To construct the fat wall, a reinforced concrete slab is poured. Posts are fixed into this vertical steel, running every 2.4m centres and averaging 2.5m in height.

The posts stretch between the slab and the concrete downstand beam above.

Spanning between these posts at two levels is a continuous horizontal steel rail - a 70mm x 70mm square hollow section.

The space between the display cases is filled with 70mm Metsec steel studs. Steelwork provides a supporting framework for the plenums and cases.

Plywood is screwed to the framework, and plasterboard to the gallery face, which is then plastered and painted.

Full-height oak doors separating each gallery will also be folded within the depth of the fat walls.

First Staircase

A sculptural architectural feature within the new building is the reinforced concrete first staircase rising from the lower ground floor to the top floor.
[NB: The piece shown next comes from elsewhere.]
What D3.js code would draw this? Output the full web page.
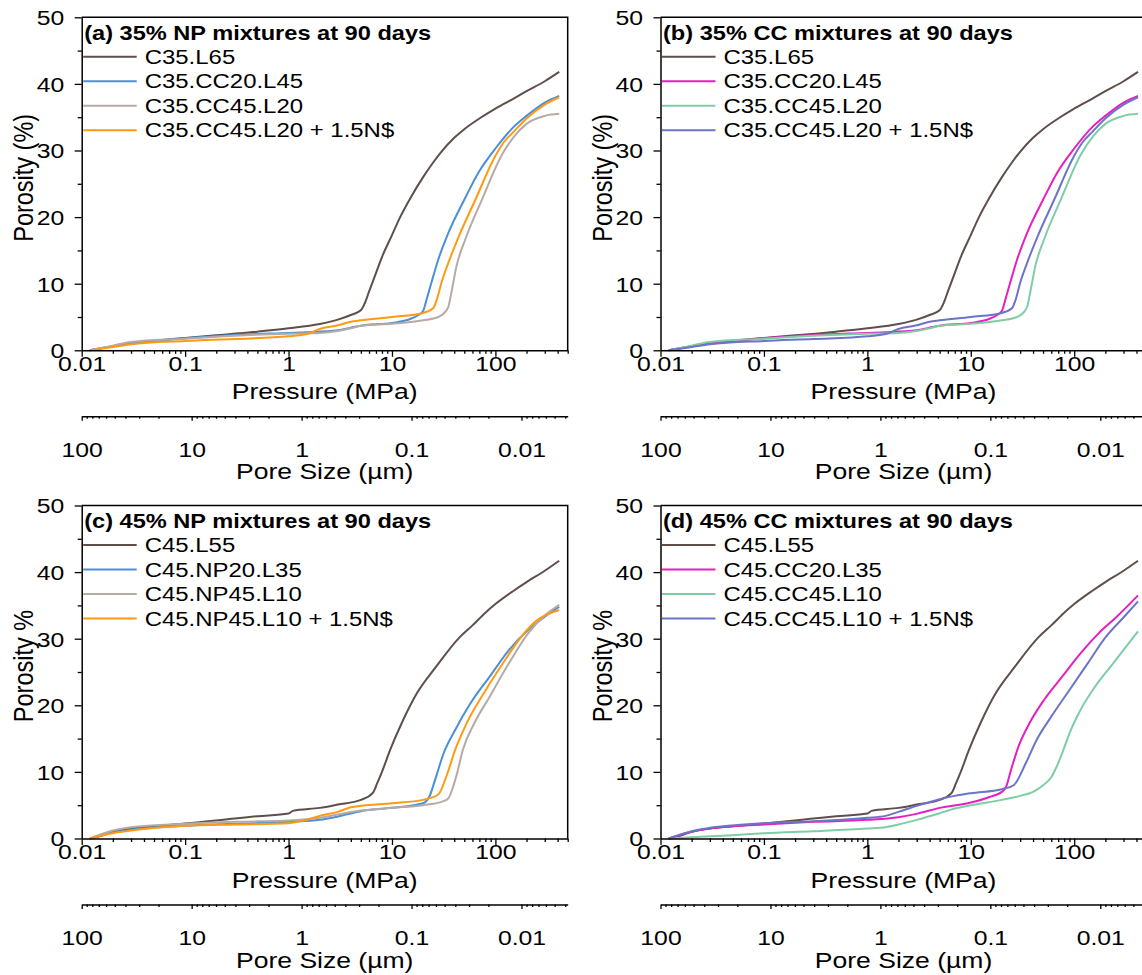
<!DOCTYPE html>
<html>
<head>
<meta charset="utf-8">
<script src="https://cdn.jsdelivr.net/npm/d3@7"></script>
<style>
  html, body { margin: 0; padding: 0; background: #fff; }
  svg { display: block; font-family: "Liberation Sans", Arial, sans-serif; }
</style>
</head>
<body>
<svg id="chart" width="1142" height="975"></svg>
<script>
// ---- MIP intrusion curves: [pressure (MPa), cumulative porosity (%)] ----
const C35_L65 = [[0.012,0],[0.016,0.35],[0.02,0.6],[0.03,1.1],[0.05,1.45],[0.1,1.85],[0.2,2.25],[0.5,2.8],[1,3.3],[2,3.95],[3,4.6],[4,5.3],[5,6.0],[5.5,7.2],[6,8.8],[7,11.6],[8,14.0],[10,17.3],[12,20.0],[15,22.8],[20,26.0],[25,28.2],[30,29.8],[40,31.9],[50,33.2],[70,34.8],[100,36.3],[150,37.8],[200,38.9],[300,40.4],[414,41.8]];
const C35_CC20_L45 = [[0.012,0],[0.02,0.6],[0.03,1.05],[0.05,1.4],[0.1,1.8],[0.3,2.3],[1,2.6],[1.5,2.7],[3,3.0],[4,3.4],[5,3.7],[10,4.1],[15,4.7],[18,5.3],[20,5.9],[21.5,7.5],[24,10.1],[28,13.6],[35,17.6],[50,22.6],[68,26.6],[100,30.3],[147,33.4],[200,35.2],[300,37.2],[414,38.2]];
const C35_CC45_L20 = [[0.012,0],[0.02,0.7],[0.03,1.25],[0.1,1.75],[0.3,2.2],[1,2.5],[2,2.6],[3,2.9],[4,3.3],[5,3.7],[10,4.0],[20,4.5],[28,5.0],[32,5.6],[35,6.5],[38,9.1],[42,12.6],[51,16.6],[74,22.6],[116,29.4],[150,32.0],[200,34.0],[300,35.2],[414,35.5]];
const C35_CC45_L20_NS = [[0.012,0],[0.02,0.5],[0.03,0.9],[0.1,1.4],[0.3,1.7],[1,2.1],[1.5,2.45],[2,3.2],[3,3.75],[4,4.3],[5,4.5],[10,5.0],[20,5.6],[25,6.3],[27,7.5],[30,10.1],[35,13.1],[44,17.0],[64,22.6],[100,29.2],[120,31.2],[150,32.8],[200,34.8],[300,36.9],[414,38.0]];

const C45_L55 = [[0.012,0],[0.016,0.5],[0.02,1.0],[0.03,1.5],[0.05,1.85],[0.1,2.25],[0.3,3.0],[0.5,3.35],[1,3.75],[1.1,4.15],[2,4.6],[3,5.1],[5,5.8],[6.5,6.8],[7.2,8.3],[8,10.0],[9.6,13.3],[12.4,17.3],[17.4,21.8],[26.7,25.8],[45,30.2],[60,32.0],[80,33.9],[100,35.2],[150,37.2],[200,38.5],[300,40.2],[414,41.7]];
const C45_NP20_L35 = [[0.012,0],[0.02,0.9],[0.03,1.3],[0.1,1.9],[0.3,2.2],[1,2.5],[2,2.8],[3,3.3],[5,4.1],[10,4.6],[20,5.3],[23,6.3],[26.7,9.3],[31.6,12.8],[40.8,16.3],[57.4,20.3],[88,24.3],[135,28.3],[207,31.3],[300,33.3],[414,34.8]];
const C45_NP45_L10 = [[0.012,0],[0.02,1.2],[0.03,1.7],[0.1,2.2],[0.3,2.5],[1,2.7],[2,3.1],[3,3.6],[5,4.2],[10,4.6],[20,5.0],[30,5.5],[35,6.0],[37.5,7.0],[42.6,9.8],[48.4,13.3],[62.5,17.3],[88,21.3],[135,26.3],[207,30.8],[290,33.3],[414,35.1]];
const C45_NP45_L10_NS = [[0.012,0],[0.02,0.8],[0.03,1.2],[0.1,1.9],[0.3,2.1],[1,2.3],[1.5,2.8],[2,3.4],[3,4.0],[4,4.7],[5,4.9],[10,5.3],[20,5.8],[28,6.6],[34.4,9.8],[40.8,13.3],[52.7,17.3],[80.7,22.3],[124,26.8],[174,30.1],[245,32.6],[414,34.3]];
const C45_CC20_L35 = [[0.012,0],[0.02,1.0],[0.03,1.5],[0.1,2.1],[0.3,2.5],[1,2.8],[2,3.2],[3,3.7],[5,4.6],[10,5.4],[15,6.2],[20,7.0],[22,7.8],[24.5,10.3],[28.9,13.8],[36.9,17.3],[51,20.8],[76.5,24.3],[115,27.8],[172,30.8],[258,33.3],[414,36.5]];
const C45_CC45_L10 = [[0.012,0],[0.02,0.2],[0.05,0.5],[0.1,0.8],[0.3,1.1],[1,1.5],[1.5,1.7],[2,2.1],[3,2.8],[5,3.8],[7,4.5],[10,5.0],[20,5.8],[30,6.4],[40,7.0],[50,8.0],[60,9.2],[65,10.2],[76.5,12.8],[90,15.8],[115,19.3],[159,22.8],[238,26.3],[414,31.1]];
const C45_CC45_L10_NS = [[0.012,0],[0.02,1.1],[0.03,1.6],[0.1,2.3],[0.3,2.6],[1,3.1],[1.5,3.4],[2,4.0],[3,4.9],[5,5.9],[7,6.4],[10,6.8],[20,7.4],[26,8.0],[34,11.3],[43.3,14.8],[60,18.3],[90,22.3],[135,26.3],[203,30.3],[304,33.3],[414,35.6]];

// ---- labels ----
const panelTitles = ["(a) 35% NP mixtures at 90 days", "(b) 35% CC mixtures at 90 days",
                     "(c) 45% NP mixtures at 90 days", "(d) 45% CC mixtures at 90 days"];
const legendA = ["C35.L65", "C35.CC20.L45", "C35.CC45.L20", "C35.CC45.L20 + 1.5N$"];
const legendB = ["C35.L65", "C35.CC20.L45", "C35.CC45.L20", "C35.CC45.L20 + 1.5N$"];
const legendC = ["C45.L55", "C45.NP20.L35", "C45.NP45.L10", "C45.NP45.L10 + 1.5N$"];
const legendD = ["C45.L55", "C45.CC20.L35", "C45.CC45.L10", "C45.CC45.L10 + 1.5N$"];
const yTitles = ["Porosity (%)", "Porosity (%)", "Porosity %", "Porosity %"];
const xTitle = "Pressure (MPa)";
const poreTitle = "Pore Size (\u00b5m)";
const yTicks = [0, 5, 10, 15, 20, 25, 30, 35, 40, 45, 50];
const pressureDomain = [0.01, 500];
const poreDomain = [100, 0.0038];

// ---- colours ----
const colNP = ["#5e4f4b", "#4a8fd8", "#b6aaa6", "#ff9a12"];
const colCC = ["#5e4f4b", "#e61fc0", "#7fcda5", "#6c74c8"];

// ---- layout ----
const S = 1.18;                 // horizontal text stretch
const tickFont = 21;
const plotW = 486, plotH = 333;
const colX = [81.7, 660.5];
const rowY = [17.3, 505.5];

const panels = [
  { title: panelTitles[0], names: legendA, colors: colNP, data: [C35_L65, C35_CC20_L45, C35_CC45_L20, C35_CC45_L20_NS], col: 0, row: 0, yTitle: yTitles[0] },
  { title: panelTitles[1], names: legendB, colors: colCC, data: [C35_L65, C35_CC20_L45, C35_CC45_L20, C35_CC45_L20_NS], col: 1, row: 0, yTitle: yTitles[1] },
  { title: panelTitles[2], names: legendC, colors: colNP, data: [C45_L55, C45_NP20_L35, C45_NP45_L10, C45_NP45_L10_NS], col: 0, row: 1, yTitle: yTitles[2] },
  { title: panelTitles[3], names: legendD, colors: colCC, data: [C45_L55, C45_CC20_L35, C45_CC45_L10, C45_CC45_L10_NS], col: 1, row: 1, yTitle: yTitles[3] }
];

const svg = d3.select("#chart");
const x = d3.scaleLog().domain(pressureDomain).range([0, plotW]);
const pore = d3.scaleLog().domain(poreDomain).range([0, plotW]);
const y = d3.scaleLinear().domain([0, 50]).range([plotH, 0]);

const isDecade = v => Math.abs(Math.log10(v) - Math.round(Math.log10(v))) < 1e-9;
const decadeLabel = v => isDecade(v) ? String(+v.toPrecision(3)) : "";

function stretchedText(g, tx, ty, str, opts) {
  const t = g.append("text")
    .attr("transform", `translate(${tx},${ty}) scale(${S},1)` + (opts.rotate ? " rotate(-90)" : ""))
    .attr("text-anchor", opts.anchor || "start")
    .attr("font-size", opts.size)
    .attr("font-weight", opts.weight || "normal")
    .attr("fill", "#000")
    .text(str);
  if (opts.dy) t.attr("dy", opts.dy);
  return t;
}

function styleAxis(a) {
  a.select(".domain").attr("stroke", "#000").attr("stroke-width", 1.5);
  a.selectAll(".tick line").attr("stroke", "#000").attr("stroke-width", 1.3);
  a.selectAll(".tick text").attr("fill", "#000").attr("font-size", tickFont)
    .attr("font-family", "Liberation Sans, Arial, sans-serif");
}

panels.forEach(p => {
  const g = svg.append("g").attr("transform", `translate(${colX[p.col]},${rowY[p.row]})`);

  // curves
  const line = d3.line().x(d => x(d[0])).y(d => y(d[1])).curve(d3.curveMonotoneX);
  p.data.forEach((ser, i) => {
    g.append("path").datum(ser).attr("d", line)
      .attr("fill", "none").attr("stroke", p.colors[i]).attr("stroke-width", 2)
      .attr("stroke-linejoin", "round");
  });

  // frame top & right
  g.append("path").attr("d", `M0,0H${plotW}V${plotH}`)
    .attr("fill", "none").attr("stroke", "#000").attr("stroke-width", 1.5);

  // bottom pressure axis
  const xa = g.append("g").attr("transform", `translate(0,${plotH})`)
    .call(d3.axisBottom(x).tickValues(x.ticks()).tickFormat(decadeLabel).tickSizeOuter(0));
  styleAxis(xa);
  xa.selectAll(".tick line").attr("y2", d => isDecade(d) ? 6.5 : 3.5);
  xa.selectAll(".tick text").attr("y", 21).attr("dy", 0).attr("transform", `scale(${S},1)`);

  // left porosity axis
  const ya = g.append("g")
    .call(d3.axisLeft(y).tickValues(yTicks).tickFormat(v => v % 10 === 0 ? v : "").tickSizeOuter(0));
  styleAxis(ya);
  ya.selectAll(".tick line").attr("x2", d => d % 10 === 0 ? -7 : -4);
  ya.selectAll(".tick text").attr("x", -17.5 / S).attr("dy", "0.35em").attr("transform", `scale(${S},1)`);

  // secondary pore-size axis
  const poreY = plotH + 66;
  const pa = g.append("g").attr("transform", `translate(0,${poreY})`)
    .call(d3.axisBottom(pore).tickValues(pore.ticks()).tickFormat(decadeLabel).tickSizeOuter(0));
  styleAxis(pa);
  pa.selectAll(".tick line").attr("y2", d => isDecade(d) ? 4.5 : 2.5);
  pa.selectAll(".tick text").attr("y", 41).attr("dy", 0).attr("transform", `scale(${S},1)`);

  // axis titles
  stretchedText(g, plotW / 2, plotH + 49, xTitle, { anchor: "middle", size: 22.5 });
  stretchedText(g, plotW / 2, poreY + 63, poreTitle, { anchor: "middle", size: 22.5 });
  stretchedText(g, -58, plotH / 2 - 6, p.yTitle, { anchor: "middle", size: 23.5, rotate: true, dy: "0.35em" });

  // panel title
  stretchedText(g, 2.5, 22.7, p.title, { size: 20, weight: "bold" });

  // legend
  p.names.forEach((name, i) => {
    const ly = 39.5 + i * 24.5;
    g.append("line").attr("x1", 1.5).attr("x2", 55).attr("y1", ly).attr("y2", ly)
      .attr("stroke", p.colors[i]).attr("stroke-width", 2);
    stretchedText(g, 63, ly + 7, name, { size: 20.3 });
  });
});
</script>
</body>
</html>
The staircase, which has five gently curving flights, changes direction from one flight to another. This provides dramatic views into a "grand stairwell", naturally daylit by rooflights, which Rick Mather dubs "the connection to heaven".

The staircase, treads for which will be covered in Portland stone, are recessed further at the top of each flight, so that the grand stairwell is wider at the top than it is at the bottom.
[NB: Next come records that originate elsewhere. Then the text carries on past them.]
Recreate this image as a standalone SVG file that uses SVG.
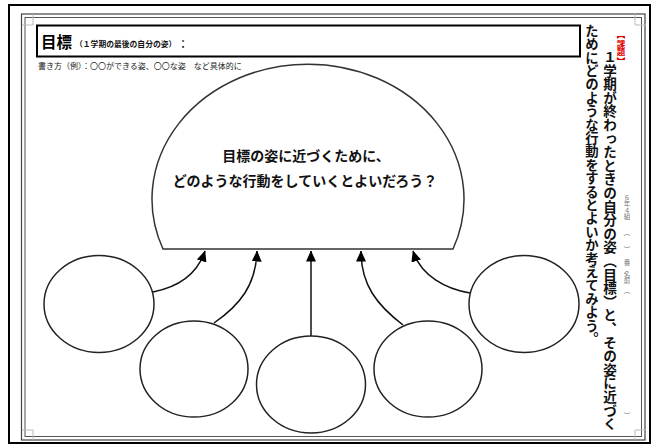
<svg xmlns="http://www.w3.org/2000/svg" width="656" height="444" viewBox="0 0 656 444">
<defs>
<style>
.jp{font-family:"Noto Sans CJK JP","Noto Sans CJK SC",sans-serif;}
.b{font-weight:bold;}
.node{fill:#fff;stroke:#222;stroke-width:1.5;}
.conn{fill:none;stroke:#111;stroke-width:1.5;}
.vt{writing-mode:vertical-rl;}
.mark{fill:none;stroke:#bbb;stroke-width:1;}
</style>
<marker id="ah" viewBox="0 0 11 10" refX="10.5" refY="5" markerWidth="11" markerHeight="10" markerUnits="userSpaceOnUse" orient="auto">
<path d="M0,0 L11,5 L0,10 z" fill="#000"/>
</marker>
</defs>
<rect x="0" y="0" width="656" height="444" fill="#fff"/>
<g id="frame">
<rect x="9" y="5" width="641" height="438" fill="none" stroke="#000" stroke-width="2"/>
<rect x="21.5" y="14" width="623.5" height="426" fill="none" stroke="#444" stroke-width="1.2"/>
<rect x="25" y="17.5" width="616.5" height="419" fill="none" stroke="#555" stroke-width="1"/>
<path class="mark" d="M22,25 H33 V14"/>
<path class="mark" d="M635,14 V25 H646"/>
<path class="mark" d="M635,440 V430 H646"/>
<path class="mark" d="M33,440 V430 H22"/>
</g>
<g id="goal">
<rect x="37" y="25.5" width="543" height="31" fill="#fff" stroke="#000" stroke-width="2"/>
<text class="jp b" x="41" y="48" font-size="15.5" fill="#000">目標</text>
<text class="jp b" x="75" y="47" font-size="7.8" fill="#111">（１学期の最後の自分の姿）</text>
<text class="jp b" x="178" y="47.5" font-size="10" fill="#000">：</text>
<text class="jp" x="38" y="69" font-size="8" fill="#222">書き方（例）：〇〇ができる姿、〇〇な姿　など具体的に</text>
</g>
<g id="task">
<text class="jp b vt" x="621" y="31" font-size="8.5" fill="#e00000">【課題】</text>
<text class="jp b vt" x="610" y="50" font-size="13.6" fill="#111">１学期が終わったときの自分の姿（目標）と、その姿に近づく</text>
<text class="jp b vt" x="592" y="24" font-size="13.4" fill="#111">ためにどのような行動をするとよいか考えてみよう。</text>
</g>
<g id="name" fill="#777" font-size="6.5">
<text class="jp vt" x="627" y="194">６年４組</text>
<text class="jp vt" x="627" y="229">（</text>
<text class="jp vt" x="627" y="246">）</text>
<text class="jp vt" x="627" y="259">番</text>
<text class="jp vt" x="627" y="271">名前</text>
<text class="jp vt" x="627" y="287">（</text>
<text class="jp vt" x="627" y="412">）</text>
</g>
<g id="dome">
<path d="M163,249 A156,135 0 1 1 453,249 Z" fill="#fff" stroke="#333" stroke-width="1.5"/>
<text class="jp b" x="306" y="161" font-size="14" text-anchor="middle" fill="#111">目標の姿に近づくために、</text>
<text class="jp b" x="305" y="185.5" font-size="14" text-anchor="middle" fill="#111">どのような行動をしていくとよいだろう？</text>
</g>
<g id="connectors">
<path class="conn" d="M153,292 C178,287 197,275 205,251" marker-end="url(#ah)"/>
<path class="conn" d="M214,323 C240,305 256,285 257,251" marker-end="url(#ah)"/>
<path class="conn" d="M311,336 L311,251" marker-end="url(#ah)"/>
<path class="conn" d="M403,325 C377,305 361,285 361,251" marker-end="url(#ah)"/>
<path class="conn" d="M470,293 C446,289 421,276 413,251" marker-end="url(#ah)"/>
</g>
<g id="circle1"><ellipse class="node" cx="99" cy="304" rx="55" ry="48.5"/></g>
<g id="circle2"><ellipse class="node" cx="194" cy="369" rx="54" ry="48"/></g>
<g id="circle3"><ellipse class="node" cx="311" cy="384.5" rx="54.5" ry="48.5"/></g>
<g id="circle4"><ellipse class="node" cx="428" cy="369" rx="54" ry="48"/></g>
<g id="circle5"><ellipse class="node" cx="524" cy="304" rx="55" ry="48.5"/></g>
</svg>
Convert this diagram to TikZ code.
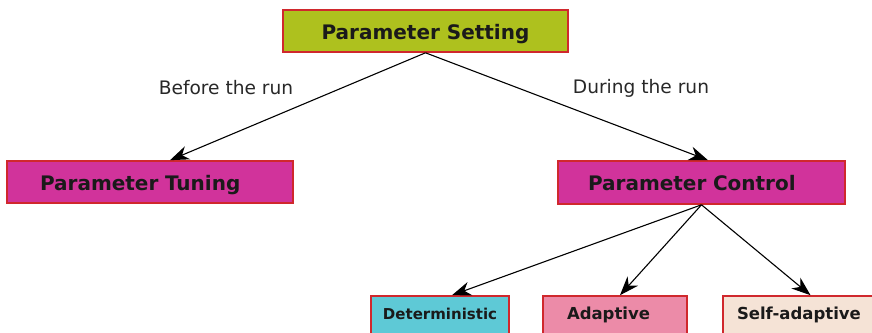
\documentclass[tikz,border=0pt]{standalone}
\usepackage{fontspec}
\setmainfont{DejaVu Sans}
\usetikzlibrary{arrows.meta}
\definecolor{psfill}{RGB}{174,193,30}
\definecolor{magfill}{RGB}{209,51,155}
\definecolor{cyanfill}{RGB}{94,201,214}
\definecolor{pinkfill}{RGB}{236,139,168}
\definecolor{beigefill}{RGB}{245,227,214}
\definecolor{boxborder}{RGB}{208,40,45}
\definecolor{txt}{RGB}{26,26,26}
\definecolor{lbl}{RGB}{40,40,40}
\tikzset{
  box/.style={draw=boxborder, line width=1.6pt, text=txt, font=\bfseries\fontsize{20}{24}\selectfont, minimum height=42pt, inner ysep=0pt, text height=20pt, text depth=3pt},
  smallbox/.style={draw=boxborder, line width=1.6pt, text=txt, font=\bfseries\fontsize{16.5}{20}\selectfont, minimum height=40pt, inner ysep=0pt, text height=12pt, text depth=6pt},
  edgelabel/.style={text=lbl, font=\fontsize{18.6}{22}\selectfont},
  conn/.style={line width=1.1pt, -{Stealth[length=19pt,width=14pt,inset=6pt]}}
}
\begin{document}
\begin{tikzpicture}[x=1pt,y=1pt]
\clip (0,0) rectangle (872,332);
\fill[white] (0,0) rectangle (872,332);
\node[box, fill=psfill, minimum width=285pt] (PS) at (425.5,301) {Parameter Setting};
\node[box, fill=magfill, inner xsep=33pt, text width=220pt, align=left] (PT) at (150,150) {Parameter Tuning};
\node[box, fill=magfill, minimum height=43pt, inner xsep=30pt, text width=227pt, align=left] (PC) at (701.5,149.5) {Parameter Control};
\node[smallbox, fill=cyanfill, minimum width=138pt, font=\bfseries\fontsize{15}{18}\selectfont] (DT) at (440,16) {Deterministic};
\node[smallbox, fill=pinkfill, inner xsep=24pt, text width=96pt, align=left] (AD) at (615,16) {Adaptive};
\node[smallbox, fill=beigefill, inner xsep=14pt, text width=127pt, align=left] (SA) at (800.5,16) {Self-adaptive};
\node[edgelabel] (LB) at (226,244) {Before the run};
\node[edgelabel] (LD) at (641,244) {During the run};
\draw[conn] (PS.south) -- ([xshift=20pt]PT.north);
\draw[conn] (PS.south) -- ([xshift=6.5pt]PC.north);
\draw[conn] (PC.south) -- ([xshift=12pt]DT.north);
\draw[conn] (PC.south) -- ([xshift=5pt]AD.north);
\draw[conn] (PC.south) -- ([xshift=10pt]SA.north);
\end{tikzpicture}
\end{document}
The staircase is bounded on its open side by a polished plaster wall that tapers from ground level at the bottom of each flight to 1.1m at the top. Above it is a mirror image of its shape in glass, tapering in from the bottom.

A stainless-steel handrail is clamped into the glass and a continuous cold cathode light is integrated into the inside face of the balustrade.

Project architect Stuart Cade describes it as a "cascading staircase", explaining: "The appearance of the stair will be solid but there will be this ribbon of glass for the balustrade that will act like an orange peel of glass".

The subcontractors would have preferred to build the staircase in steel but the design called for reinforced concrete poured into a ply formwork.

It was intricate work and the tolerances were tight. The formwork had to be made to curves carefully aligned from flight to flight.